Open source is not a business model. Section 4.2 of the Communication is titled “Strengthening and promoting a vibrant open source ecosystem”. Its first sub-heading is “Scaling up open source startups and open source business models”. Open source is not a business model. It is a collaboration and production framework with a strong cultural component around the concept of the commons. People and organisations build different business models on top of it. By treating open source as a business model, the strategy misses individual contributors, universities, non-profits, and upstream contributors who do not sell software or services. Those are the people who maintain many of the dependencies the strategy wants to secure.
The legislation does not carry the strategy’s ambitions. CADA and the Chips Act 2.0 are the two legislative instruments in the Sovereignty package. Chapter V of CADA on open source uses the verb “encourage” and opens the door to any exception a public body can justify. That is not “Open Source First”. It is open source as one option among others. The Chips Act 2.0 proposal, COM(2026) 504 final, does not contain the phrase “open source” at all. “Open foundry” in Article 19 refers to manufacturing access, not open source.
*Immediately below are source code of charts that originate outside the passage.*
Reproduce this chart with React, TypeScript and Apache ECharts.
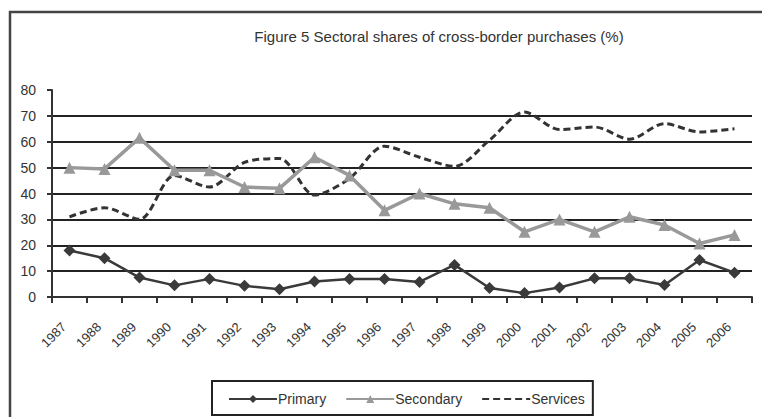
import React, { useEffect, useRef } from "react";
import * as echarts from "echarts";

const years = ["1987","1988","1989","1990","1991","1992","1993","1994","1995","1996","1997","1998","1999","2000","2001","2002","2003","2004","2005","2006"];
const primary = [18, 15, 7.5, 4.5, 7, 4.3, 3, 6, 7, 7, 5.8, 12.4, 3.5, 1.5, 3.7, 7.2, 7.2, 4.6, 14.3, 9.4];
const secondary = [50, 49.5, 61.5, 49, 49, 42.5, 42, 54, 47, 33.5, 40, 36, 34.5, 25.2, 30, 25.2, 31, 27.8, 20.7, 24];
const services = [31, 34.5, 30, 47, 42.5, 52, 53.5, 39.4, 45.8, 58.3, 54, 50.5, 60.6, 71.5, 64.7, 65.7, 61, 67, 63.8, 65];
const yTicks = { min: 0, max: 80, interval: 10 };
const titleText = "Figure 5 Sectoral shares of cross-border purchases (%)";

const FONT = "'Liberation Sans', Arial, sans-serif";

export default function App() {
  const ref = useRef<HTMLDivElement>(null);
  useEffect(() => {
    const chart = echarts.init(ref.current!, null, { renderer: "svg" });
    chart.setOption({
      animation: false,
      backgroundColor: "#ffffff",
      title: {
        text: titleText,
        left: 434,
        top: 24,
        textAlign: "center",
        textStyle: { fontFamily: FONT, fontSize: 15, fontWeight: "normal", color: "#333" },
      },
      graphic: [
        {
          type: "rect",
          shape: { x: 10, y: 12, width: 900, height: 600 },
          style: { fill: "none", stroke: "#444", lineWidth: 2.5 },
          silent: true,
        },
      ],
      legend: {
        left: 212,
        top: 381,
        padding: [11, 8, 9, 16],
        borderColor: "#222",
        borderWidth: 2,
        itemWidth: 48,
        itemHeight: 10,
        itemGap: 19,
        textStyle: { fontFamily: FONT, fontSize: 14, color: "#333", padding: [0, 0, 0, -4] },
        data: [
          { name: "Primary" },
          { name: "Secondary" },
          { name: "Services", itemStyle: { opacity: 0 } },
        ],
      },
      grid: { left: 52, right: 10, top: 90, bottom: 120, containLabel: false },
      xAxis: {
        type: "category",
        data: years,
        boundaryGap: true,
        axisLine: { lineStyle: { color: "#333", width: 2 } },
        axisTick: { show: true, length: 6, lineStyle: { color: "#333", width: 2 } },
        axisLabel: {
          rotate: 45,
          margin: 22,
          interval: 0,
          fontFamily: FONT,
          fontSize: 13,
          color: "#333",
          padding: [0, 8, 0, 0],
        },
      },
      yAxis: {
        type: "value",
        min: yTicks.min,
        max: yTicks.max,
        interval: yTicks.interval,
        axisLine: { show: true, lineStyle: { color: "#333", width: 2 } },
        axisTick: { show: true, length: 5, lineStyle: { color: "#333", width: 2 } },
        axisLabel: { margin: 16, fontFamily: FONT, fontSize: 14, color: "#333" },
        splitLine: { show: true, showMaxLine: false, lineStyle: { color: "#222", width: 2 } },
      },
      series: [
        {
          name: "Primary",
          type: "line",
          data: primary,
          symbol: "diamond",
          symbolSize: 12,
          itemStyle: { color: "#3a3a3a" },
          lineStyle: { color: "#3a3a3a", width: 2.5 },
          z: 4,
        },
        {
          name: "Secondary",
          type: "line",
          data: secondary,
          symbol: "triangle",
          symbolSize: 12,
          itemStyle: { color: "#999" },
          lineStyle: { color: "#999", width: 3.5 },
          z: 3,
        },
        {
          name: "Services",
          type: "line",
          data: services,
          smooth: 0.3,
          symbol: "none",
          showSymbol: false,
          itemStyle: { color: "#333" },
          lineStyle: { color: "#333", width: 3, type: [7, 4] },
          z: 2,
        },
      ],
    });
    return () => chart.dispose();
  }, []);
  return <div ref={ref} style={{ width: 762, height: 417, position: "fixed", left: 0, top: 0 }} />;
}
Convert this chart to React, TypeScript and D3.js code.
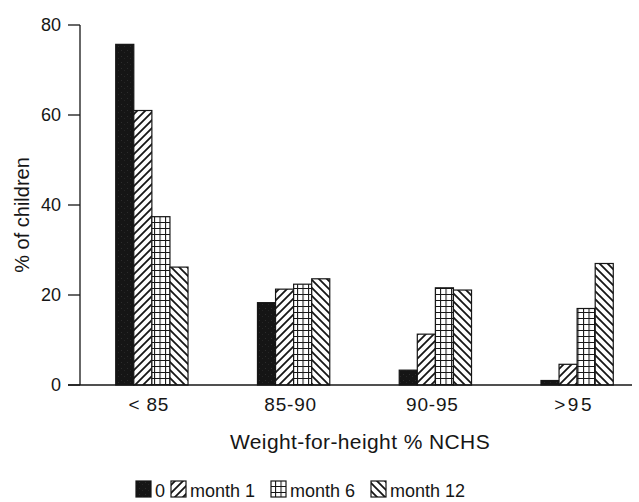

Where the legislation is weak on open source, or silent on it, the strategy’s ambitions have no legal force to back them.
The other weaknesses, in one sentence each:

- “Public money, public code” appears in the strategy as a principle without instruments to enforce it.
- The investment logic is centralised, in a market that Section 4 itself describes as dominated by small firms.
- The strategy does not build on the NGI model documented in its own Annex II.
- The Annex I KPIs measure activity and spending, not influence or governance weight.
- The diagnosis mixes production with influence, when Europe does not actually have an open source creation problem.
- The productisation problem is misread as regulatory friction, when it is a productisation and service-building problem.
- Community-driven and vendor-driven governance models are treated as equivalent for sovereignty purposes.
I asked NotebookLLM to create an infographics summarising the arguments of the articles published at Tagoross.
Summary
The EU Open Source Strategy is a modest step forward, in my opinion. It elevates open source from a procurement question to a sovereignty instrument. It also contains real design flaws: a sovereignty definition that does not fit open source, KPIs that measure activity rather than influence, and legislation that encourages or stays silent rather than requires, to name a few. It is 2026. I expected way more and especially better from the EU Commission.
I would like to read your assessment. What do you miss? What do you think it is worth supporting?